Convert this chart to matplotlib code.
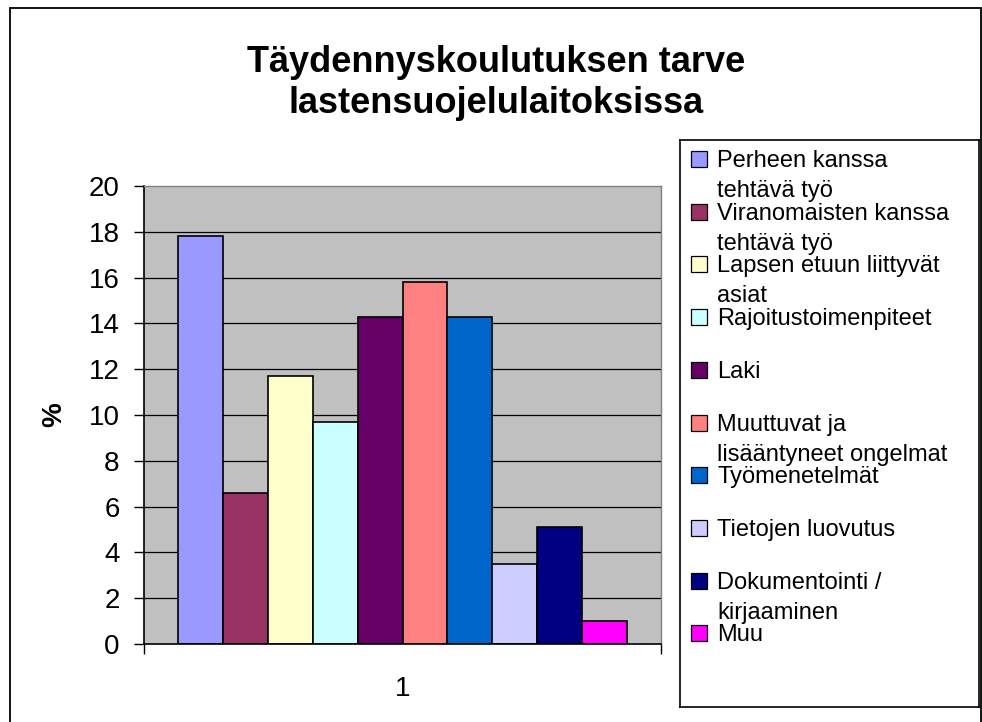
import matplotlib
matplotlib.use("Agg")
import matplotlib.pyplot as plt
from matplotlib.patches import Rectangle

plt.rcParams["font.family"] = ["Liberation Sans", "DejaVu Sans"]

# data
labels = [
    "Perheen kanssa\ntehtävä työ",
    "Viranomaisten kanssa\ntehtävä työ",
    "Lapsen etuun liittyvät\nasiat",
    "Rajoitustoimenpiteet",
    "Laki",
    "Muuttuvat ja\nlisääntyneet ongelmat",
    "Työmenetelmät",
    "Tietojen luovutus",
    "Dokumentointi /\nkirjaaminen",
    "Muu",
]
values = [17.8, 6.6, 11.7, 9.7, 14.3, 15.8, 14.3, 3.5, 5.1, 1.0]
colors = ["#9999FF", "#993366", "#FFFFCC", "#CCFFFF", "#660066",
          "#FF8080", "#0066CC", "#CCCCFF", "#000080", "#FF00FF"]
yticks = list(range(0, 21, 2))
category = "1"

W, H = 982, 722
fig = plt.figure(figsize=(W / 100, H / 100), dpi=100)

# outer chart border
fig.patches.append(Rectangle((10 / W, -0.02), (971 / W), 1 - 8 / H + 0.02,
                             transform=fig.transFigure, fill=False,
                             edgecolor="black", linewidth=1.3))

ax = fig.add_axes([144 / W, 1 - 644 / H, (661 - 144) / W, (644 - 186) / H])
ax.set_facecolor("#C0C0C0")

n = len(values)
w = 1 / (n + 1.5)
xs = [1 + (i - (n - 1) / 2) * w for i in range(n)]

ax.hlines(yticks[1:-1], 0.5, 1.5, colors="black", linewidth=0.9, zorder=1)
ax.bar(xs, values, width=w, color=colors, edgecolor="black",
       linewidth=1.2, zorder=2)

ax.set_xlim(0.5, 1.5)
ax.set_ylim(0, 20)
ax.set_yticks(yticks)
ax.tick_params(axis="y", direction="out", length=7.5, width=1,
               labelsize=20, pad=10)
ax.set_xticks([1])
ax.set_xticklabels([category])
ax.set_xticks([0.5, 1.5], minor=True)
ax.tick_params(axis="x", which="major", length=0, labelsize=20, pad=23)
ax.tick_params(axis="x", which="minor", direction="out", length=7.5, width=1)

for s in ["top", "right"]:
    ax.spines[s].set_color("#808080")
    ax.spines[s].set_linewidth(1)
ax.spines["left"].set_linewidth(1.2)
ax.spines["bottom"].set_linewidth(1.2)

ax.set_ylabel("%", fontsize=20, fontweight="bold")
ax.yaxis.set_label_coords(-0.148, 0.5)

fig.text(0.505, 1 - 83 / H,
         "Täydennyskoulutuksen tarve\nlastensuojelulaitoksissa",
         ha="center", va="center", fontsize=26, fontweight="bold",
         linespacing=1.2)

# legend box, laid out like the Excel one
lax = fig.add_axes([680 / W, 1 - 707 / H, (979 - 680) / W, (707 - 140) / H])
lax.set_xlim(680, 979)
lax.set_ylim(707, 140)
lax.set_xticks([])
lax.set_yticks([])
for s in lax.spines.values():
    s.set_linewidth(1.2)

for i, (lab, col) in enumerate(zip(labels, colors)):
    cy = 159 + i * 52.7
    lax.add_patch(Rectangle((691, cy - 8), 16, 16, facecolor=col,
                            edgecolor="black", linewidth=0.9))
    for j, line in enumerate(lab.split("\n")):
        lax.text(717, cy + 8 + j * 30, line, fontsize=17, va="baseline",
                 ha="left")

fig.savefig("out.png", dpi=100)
##########
**SHORT TASK:** Every line of the data above should be quoted exactly. Omit the pictures.

**RESPONSE BELOW:**
Convert this chart to matplotlib code.
import matplotlib
matplotlib.use("Agg")
import matplotlib.pyplot as plt
from matplotlib.patches import Rectangle

plt.rcParams["font.family"] = ["Liberation Sans", "DejaVu Sans"]

# data
labels = [
    "Perheen kanssa\ntehtävä työ",
    "Viranomaisten kanssa\ntehtävä työ",
    "Lapsen etuun liittyvät\nasiat",
    "Rajoitustoimenpiteet",
    "Laki",
    "Muuttuvat ja\nlisääntyneet ongelmat",
    "Työmenetelmät",
    "Tietojen luovutus",
    "Dokumentointi /\nkirjaaminen",
    "Muu",
]
values = [17.8, 6.6, 11.7, 9.7, 14.3, 15.8, 14.3, 3.5, 5.1, 1.0]
colors = ["#9999FF", "#993366", "#FFFFCC", "#CCFFFF", "#660066",
          "#FF8080", "#0066CC", "#CCCCFF", "#000080", "#FF00FF"]
yticks = list(range(0, 21, 2))
category = "1"

W, H = 982, 722
fig = plt.figure(figsize=(W / 100, H / 100), dpi=100)

# outer chart border
fig.patches.append(Rectangle((10 / W, -0.02), (971 / W), 1 - 8 / H + 0.02,
                             transform=fig.transFigure, fill=False,
                             edgecolor="black", linewidth=1.3))

ax = fig.add_axes([144 / W, 1 - 644 / H, (661 - 144) / W, (644 - 186) / H])
ax.set_facecolor("#C0C0C0")

n = len(values)
w = 1 / (n + 1.5)
xs = [1 + (i - (n - 1) / 2) * w for i in range(n)]

ax.hlines(yticks[1:-1], 0.5, 1.5, colors="black", linewidth=0.9, zorder=1)
ax.bar(xs, values, width=w, color=colors, edgecolor="black",
       linewidth=1.2, zorder=2)

ax.set_xlim(0.5, 1.5)
ax.set_ylim(0, 20)
ax.set_yticks(yticks)
ax.tick_params(axis="y", direction="out", length=7.5, width=1,
               labelsize=20, pad=10)
ax.set_xticks([1])
ax.set_xticklabels([category])
ax.set_xticks([0.5, 1.5], minor=True)
ax.tick_params(axis="x", which="major", length=0, labelsize=20, pad=23)
ax.tick_params(axis="x", which="minor", direction="out", length=7.5, width=1)

for s in ["top", "right"]:
    ax.spines[s].set_color("#808080")
    ax.spines[s].set_linewidth(1)
ax.spines["left"].set_linewidth(1.2)
ax.spines["bottom"].set_linewidth(1.2)

ax.set_ylabel("%", fontsize=20, fontweight="bold")
ax.yaxis.set_label_coords(-0.148, 0.5)

fig.text(0.505, 1 - 83 / H,
         "Täydennyskoulutuksen tarve\nlastensuojelulaitoksissa",
         ha="center", va="center", fontsize=26, fontweight="bold",
         linespacing=1.2)

# legend box, laid out like the Excel one
lax = fig.add_axes([680 / W, 1 - 707 / H, (979 - 680) / W, (707 - 140) / H])
lax.set_xlim(680, 979)
lax.set_ylim(707, 140)
lax.set_xticks([])
lax.set_yticks([])
for s in lax.spines.values():
    s.set_linewidth(1.2)

for i, (lab, col) in enumerate(zip(labels, colors)):
    cy = 159 + i * 52.7
    lax.add_patch(Rectangle((691, cy - 8), 16, 16, facecolor=col,
                            edgecolor="black", linewidth=0.9))
    for j, line in enumerate(lab.split("\n")):
        lax.text(717, cy + 8 + j * 30, line, fontsize=17, va="baseline",
                 ha="left")

fig.savefig("out.png", dpi=100)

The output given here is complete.